In 2010 I did a book on Afghanistan using an M8.2 with the Leica 28mm F2 ASPH and 50mm F1.4 ASPH lenses. It’s safe to say I love all things Leica and nothing I write here changes that.
7Artisans – Why not before?
- 1 7Artisans – Why not before?
- 2 The Discovery
- 3 7Artisans 50mm F1.1 (in silver)
- 4 Pros
- 5 Cons
- 6 Some photos
- 7 Brief thoughts on the 7Artisans 28mm f1.4 (original version)
- 8 Pros
- 9 Cons
- 10 7Artisans versus their Leica equivalents – Direct Test for Sharpness
- 11 In Summation
Being a Leica user can be controversial, mainly down to the cost of their products and what you can get from them versus similar but less expensive equipment. I hear the words ‘rich mans toy’ are uttered more than any others. I am not a millionaire but choose to work hard and save for the best I can afford. Fuji comes closest to Leica for me and I’m always tempted by them, even though their 35mm cameras are ASP-C sensors. The latest Fuji GX-R for instance is a very interesting camera but it is Medium Format and appears to be quite slow.
Simply put my reason for using Leica has been down to three things; I like the simple form, the functionality and the quality, particularly that of their lenses.
I have always felt that if you buy a brand, then buy their lenses and accessories too. They are made by people with a vested interest so it makes sense to stick with them. I’ve tried out Zeiss and Voigtlander on my Leicas but not bought them as the value for money imperative has never been strong enough in relation to the results.
7Artisans have made me think about that.
I’d been lusting after Leica’s 50mm f0.95 and 28mm F1.4 for a while now but the performance over my current versions just didn’t quite tip me into taking out a loan to get them. I read about the 7artisans 50mm f1.1 by chance on the Leica Rumours website one day and I thought that it is just cheap enough to have some fun. The 7Artisans lenses seemed like a welcome diversion. Who doesn’t love a bit of retro softness? I didn’t need it and certainly didn’t think I’d use it much. Initially I looked on eBay and then just before I bought I read an article by 35mmc about their latest lens the 28mm f/1.4.

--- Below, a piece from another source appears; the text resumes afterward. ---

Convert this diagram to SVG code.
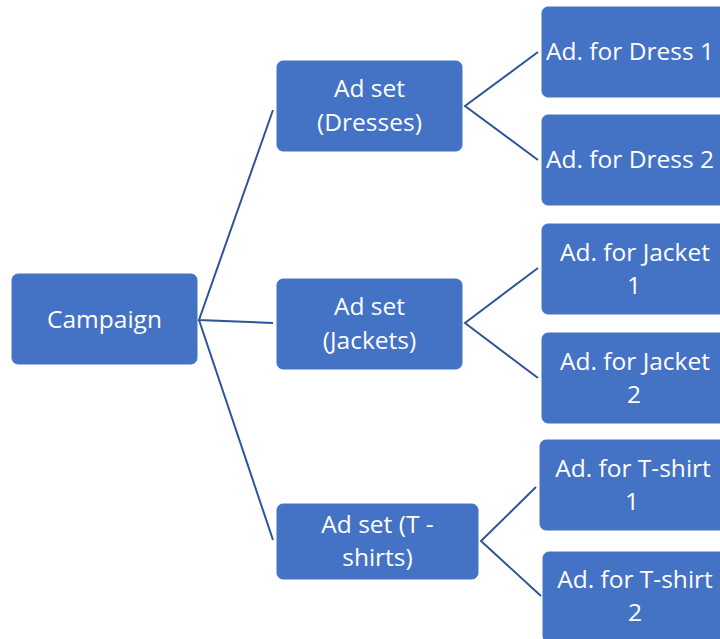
<svg xmlns="http://www.w3.org/2000/svg" width="720" height="639" viewBox="0 0 720 639">
<style>
.box{fill:#4472C4;stroke:#4472C4;stroke-width:1}
.t{font-family:"Open Sans","Noto Sans",sans-serif;font-size:24.5px;fill:#ffffff;text-anchor:middle}
.c{stroke:#2F5597;stroke-width:2;fill:none}
</style>
<rect width="720" height="639" fill="#ffffff"/>
<g id="connectors">
<polyline class="c" points="273,110 199,320 273,323"/>
<line class="c" x1="199" y1="320" x2="273" y2="540"/>
<polyline class="c" points="538,52 465,106 538,160"/>
<polyline class="c" points="538,268 465,323 538,378"/>
<polyline class="c" points="536,487 481,541 541,596"/>
</g>
<g id="campaign"><rect class="box" x="12" y="274" width="185" height="90" rx="6"/><text class="t" x="104.5" y="328">Campaign</text></g>
<g id="adset-dresses"><rect class="box" x="277" y="61" width="185" height="90" rx="6"/><text class="t" x="369.5" y="97">Ad set</text><text class="t" x="369.5" y="131">(Dresses)</text></g>
<g id="adset-jackets"><rect class="box" x="277" y="279" width="185" height="90" rx="6"/><text class="t" x="369.5" y="315">Ad set</text><text class="t" x="369.5" y="349">(Jackets)</text></g>
<g id="adset-tshirts"><rect class="box" x="277" y="504" width="201" height="75" rx="6"/><text class="t" x="377.5" y="533">Ad set (T -</text><text class="t" x="377.5" y="566">shirts)</text></g>
<g id="ad-dress1"><rect class="box" x="542" y="7" width="185" height="90" rx="6"/><text class="t" x="630" y="60">Ad. for Dress 1</text></g>
<g id="ad-dress2"><rect class="box" x="542" y="115" width="185" height="90" rx="6"/><text class="t" x="630" y="168">Ad. for Dress 2</text></g>
<g id="ad-jacket1"><rect class="box" x="542" y="224" width="185" height="90" rx="6"/><text class="t" x="635" y="261">Ad. for Jacket</text><text class="t" x="634" y="294">1</text></g>
<g id="ad-jacket2"><rect class="box" x="542" y="333" width="185" height="90" rx="6"/><text class="t" x="635" y="370">Ad. for Jacket</text><text class="t" x="634" y="403">2</text></g>
<g id="ad-tshirt1"><rect class="box" x="540" y="440" width="185" height="90" rx="6"/><text class="t" x="633" y="477">Ad. for T-shirt</text><text class="t" x="632" y="510">1</text></g>
<g id="ad-tshirt2"><rect class="box" x="543" y="552" width="185" height="90" rx="6"/><text class="t" x="635" y="588">Ad. for T-shirt</text><text class="t" x="635" y="621">2</text></g>
</svg>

So I contacted Hamish and bought them. The service and price I got from Hamish was better than any eBay deal, even more so when you take into account that I’m VAT registered.
The lenses themselves are quite extraordinary. My expectations were relatively low when I ordered them, I expected them to be a bit cheap in construction and possibly not stellar performers, I figured they might be useful as an everyday user that I didn’t have to worry about if I knocked them about, so why not?

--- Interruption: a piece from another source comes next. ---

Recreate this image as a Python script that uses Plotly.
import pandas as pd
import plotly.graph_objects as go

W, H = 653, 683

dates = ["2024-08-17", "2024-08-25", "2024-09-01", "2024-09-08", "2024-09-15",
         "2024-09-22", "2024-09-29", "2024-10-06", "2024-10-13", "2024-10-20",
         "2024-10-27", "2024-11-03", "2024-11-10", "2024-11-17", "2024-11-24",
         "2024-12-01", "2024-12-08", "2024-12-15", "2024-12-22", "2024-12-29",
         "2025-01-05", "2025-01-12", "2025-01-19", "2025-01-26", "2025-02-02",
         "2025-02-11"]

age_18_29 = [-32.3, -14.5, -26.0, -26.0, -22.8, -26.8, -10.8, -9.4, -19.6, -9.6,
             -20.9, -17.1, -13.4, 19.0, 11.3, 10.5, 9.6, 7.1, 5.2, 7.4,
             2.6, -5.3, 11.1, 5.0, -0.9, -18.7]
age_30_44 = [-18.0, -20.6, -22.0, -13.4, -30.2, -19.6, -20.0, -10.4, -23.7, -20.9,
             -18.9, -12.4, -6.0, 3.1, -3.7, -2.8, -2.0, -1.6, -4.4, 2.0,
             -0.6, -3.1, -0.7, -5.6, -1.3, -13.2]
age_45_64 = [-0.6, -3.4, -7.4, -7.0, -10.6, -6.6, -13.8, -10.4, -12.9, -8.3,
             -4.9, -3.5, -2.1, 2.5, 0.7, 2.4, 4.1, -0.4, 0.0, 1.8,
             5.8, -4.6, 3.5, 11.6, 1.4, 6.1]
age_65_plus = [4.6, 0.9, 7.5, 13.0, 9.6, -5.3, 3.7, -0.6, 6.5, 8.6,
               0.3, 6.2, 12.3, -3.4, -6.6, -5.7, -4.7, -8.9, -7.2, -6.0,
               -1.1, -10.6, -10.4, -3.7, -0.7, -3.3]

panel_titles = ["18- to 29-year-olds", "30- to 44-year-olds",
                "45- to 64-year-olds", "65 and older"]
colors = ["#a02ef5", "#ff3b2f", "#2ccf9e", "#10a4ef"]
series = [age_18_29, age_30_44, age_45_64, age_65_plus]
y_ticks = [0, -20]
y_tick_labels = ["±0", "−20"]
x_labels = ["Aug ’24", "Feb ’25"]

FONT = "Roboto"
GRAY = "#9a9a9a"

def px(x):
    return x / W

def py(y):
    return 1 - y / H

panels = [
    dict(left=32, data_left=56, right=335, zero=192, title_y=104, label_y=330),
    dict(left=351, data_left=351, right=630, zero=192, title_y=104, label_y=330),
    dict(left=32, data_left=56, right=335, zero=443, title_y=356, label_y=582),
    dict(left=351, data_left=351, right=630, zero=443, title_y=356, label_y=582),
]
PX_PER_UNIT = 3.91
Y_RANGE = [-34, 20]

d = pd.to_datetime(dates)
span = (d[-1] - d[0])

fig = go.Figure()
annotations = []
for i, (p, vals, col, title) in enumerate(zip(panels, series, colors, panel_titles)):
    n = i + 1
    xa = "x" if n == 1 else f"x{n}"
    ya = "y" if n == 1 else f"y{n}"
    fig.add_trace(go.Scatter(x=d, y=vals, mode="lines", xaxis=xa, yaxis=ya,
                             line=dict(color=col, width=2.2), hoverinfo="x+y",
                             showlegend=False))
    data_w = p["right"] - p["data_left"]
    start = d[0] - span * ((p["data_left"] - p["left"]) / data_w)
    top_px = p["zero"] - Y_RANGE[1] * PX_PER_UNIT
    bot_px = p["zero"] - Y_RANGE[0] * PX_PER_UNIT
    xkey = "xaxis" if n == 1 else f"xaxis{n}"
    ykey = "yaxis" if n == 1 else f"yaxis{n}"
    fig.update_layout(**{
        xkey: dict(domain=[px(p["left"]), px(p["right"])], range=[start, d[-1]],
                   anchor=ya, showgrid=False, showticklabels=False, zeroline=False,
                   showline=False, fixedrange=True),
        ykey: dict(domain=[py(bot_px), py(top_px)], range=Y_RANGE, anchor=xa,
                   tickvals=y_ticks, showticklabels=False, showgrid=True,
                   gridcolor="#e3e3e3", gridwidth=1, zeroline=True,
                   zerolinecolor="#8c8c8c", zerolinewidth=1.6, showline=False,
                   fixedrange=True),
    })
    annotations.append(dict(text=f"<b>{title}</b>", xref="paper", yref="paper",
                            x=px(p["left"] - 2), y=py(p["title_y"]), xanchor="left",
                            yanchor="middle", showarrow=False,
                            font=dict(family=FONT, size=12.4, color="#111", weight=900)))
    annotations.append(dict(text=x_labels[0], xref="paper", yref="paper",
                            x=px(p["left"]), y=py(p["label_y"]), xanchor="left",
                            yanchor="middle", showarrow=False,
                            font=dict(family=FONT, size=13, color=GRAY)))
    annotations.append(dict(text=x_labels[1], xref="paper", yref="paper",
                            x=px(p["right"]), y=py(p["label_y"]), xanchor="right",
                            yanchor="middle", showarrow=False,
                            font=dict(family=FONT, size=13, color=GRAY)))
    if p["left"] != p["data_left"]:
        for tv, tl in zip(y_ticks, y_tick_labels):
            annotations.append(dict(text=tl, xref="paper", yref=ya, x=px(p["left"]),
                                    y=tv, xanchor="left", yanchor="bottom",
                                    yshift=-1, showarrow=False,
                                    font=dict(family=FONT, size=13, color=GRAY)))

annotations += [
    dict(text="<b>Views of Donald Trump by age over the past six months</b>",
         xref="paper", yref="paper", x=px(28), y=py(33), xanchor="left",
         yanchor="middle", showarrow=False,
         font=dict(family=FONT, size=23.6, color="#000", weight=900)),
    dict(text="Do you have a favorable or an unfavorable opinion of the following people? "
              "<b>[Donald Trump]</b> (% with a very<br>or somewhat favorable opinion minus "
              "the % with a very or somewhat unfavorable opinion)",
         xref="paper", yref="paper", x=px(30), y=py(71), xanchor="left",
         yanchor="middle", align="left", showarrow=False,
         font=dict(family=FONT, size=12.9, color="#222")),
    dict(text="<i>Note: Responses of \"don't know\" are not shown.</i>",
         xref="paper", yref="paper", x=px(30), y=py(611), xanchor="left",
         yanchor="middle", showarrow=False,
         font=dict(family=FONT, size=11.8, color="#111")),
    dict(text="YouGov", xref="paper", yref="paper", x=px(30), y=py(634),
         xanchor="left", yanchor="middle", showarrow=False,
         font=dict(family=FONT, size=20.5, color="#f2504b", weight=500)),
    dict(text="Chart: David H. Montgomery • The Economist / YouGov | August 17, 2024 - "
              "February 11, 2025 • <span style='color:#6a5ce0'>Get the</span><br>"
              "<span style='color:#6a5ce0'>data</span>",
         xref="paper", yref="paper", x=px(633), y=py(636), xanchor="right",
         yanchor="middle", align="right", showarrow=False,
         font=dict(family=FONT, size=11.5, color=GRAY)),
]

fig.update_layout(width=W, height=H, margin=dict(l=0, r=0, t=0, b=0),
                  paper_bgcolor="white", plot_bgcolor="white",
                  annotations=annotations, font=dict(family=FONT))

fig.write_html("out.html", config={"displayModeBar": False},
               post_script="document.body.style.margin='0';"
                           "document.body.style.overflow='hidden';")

I could not have been more wrong.
7Artisans 50mm F1.1 (in silver)
Immediate impression was Wow! It is very solidly built, quite heavy and looks so much like a Leica lens that you have to really look to notice the difference. You could easily pass it off as a Leica lens if you are that way inclined.
The aperture ring has no click stops, which I actually like, but if you’ve never encountered this then it takes some getting used to. Out of the box I had to calibrate it for focus as it is somewhat off, but this is a simple and fun operation, the tools for which are included in the very neat box. Some say it’s not very sharp wide open, which depending on what you determine as sharp may be true. I found it to be absolutely fine. Tack/pin sharp? Possibly not at its widest aperture on the peripherals but as you will see from my images it is very very good (well I think so at least). Once up to f2 it’s sharp, more than sharp enough than for anyone but the sternest critic.

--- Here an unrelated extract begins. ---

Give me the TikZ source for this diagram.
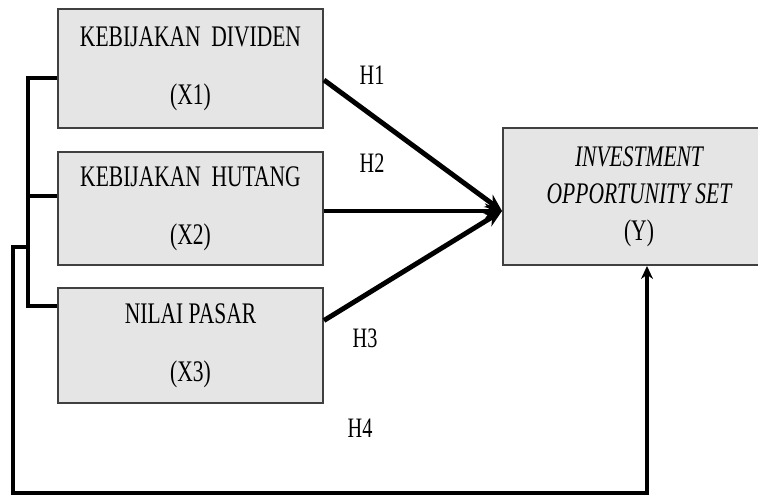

The bokeh is not as creamy smooth as a Noctilux or a Summilux but it’s not offensive either. I have a Canon L39 screw mount F1.2 (which I use for my Leica 111f) which is pretty offensive on the bokeh front, so it is way nicer than that lens (which by the way costs nearly double on eBay). It is susceptible to flare, which I happen to really love. So, if you don’t like flare then don’t shoot into the light. Colour rendition is superb, Chromatic aberrations are no worse than any other competitor lens, but definitely more pronounced than a Noctilux or Summilux. All curable to a certain extent in Photoshop. There is noticeable vignetting at the 1.1 &1.4 apertures but this gets less noticeable as you stop down.
- Beautifully built
- Nearly indistinguishable from a genuine Leica lens at first glance
- Ridiculously cheap
- Bokeh is not so smooth as to be incredible
- No lens hood (for when you don’t want flare)
- Holes in the body that will attract dirt
- Will probably need recalibration on a regular basis. (Not certain of that though, I’ve had mine since December 2018 and it’s still on point)
All of these photos were taken with the Leica M10 and the 7artisans 50mm at f/1.1, processed in Capture one with no further edits in Photoshop
Brief thoughts on the 7Artisans 28mm f1.4 (original version)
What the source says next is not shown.